Doux miracle de nos mains vides comme Georges Bernanos l'a écrit(2). Piété, encore, oui, qui n'est pas bondieuserie des militants qui ressassent et fatiguent, mais une affection respectueuse pour ce qui dure en vieillissant et ce qui persévère en s'adoucissant. Considérons ainsi la troupe des acteurs dont l'amitié durable nourrit la théâtralité didactique des fictions : Robinson Stévenin irradie quand Jean-Pierre Darroussin émeut comme jamais, d'une bonté quasi-borzagienne : Grégoire Leprince-Ringuet pour une fois attendrit tandis que le vieux copain Jacques Boudet retrouve sa voix in extremis. Une parmi la ronde, Ariane Ascaride rend hommage à la femme qui inspire son personnage en lui insufflant ses colères, la militante Michèle Rubirola, avec la même grâce qu'à l'époque de Marie-Jo et ses deux amours (2002). Michel Serres l'a dit et redit : seul dure le doux.

« Adorer se fait en nommant, en saluant l'innommable que le nom recèle et qui n'est rien d'autre que la fortuité du monde », Jean-Luc Nancy, L'Adoration, encore(3). Extraire des vétustés qui tuent le lieu (du) commun qui en contredira les dislocations, c'est ne pas s'astreindre à reprendre les chansons fédératrices (Emmenez-moi de Charles Aznavour), mais faire entendre de nouvelles topiques qui savent revigorer les lieux communs, ces exercices d'admiration qui sont d'adoration dédiée à celles et ceux qui vivent et qui luttent parce qu'ils ne peuvent pas faire autrement.
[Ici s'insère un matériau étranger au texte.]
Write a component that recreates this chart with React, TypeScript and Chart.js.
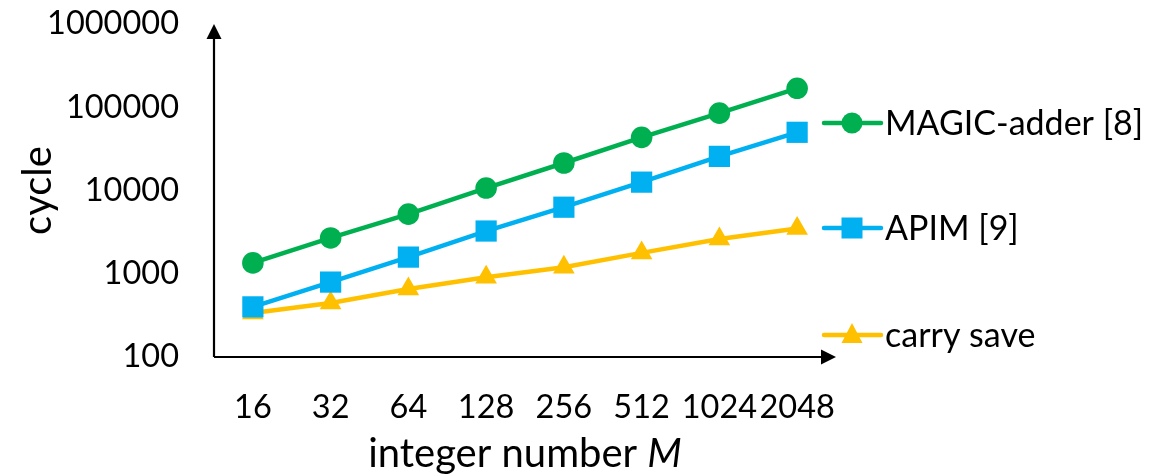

L'abîme ne se repeuplerait donc pas autrement, avec des vies exemplaires qui ne le sont que d'elles-mêmes(4).

La fête continue, l'énoncé est scandaleusement vrai, même quand tout semble partout indiquer le pire. Et elle continue en comptant sur le chœur de ceux qui, sur la proposition du vieux communiste Tonio qui tient à son prénom autant qu'à son chapeau, s'en disent haut et fort les « insatiés ».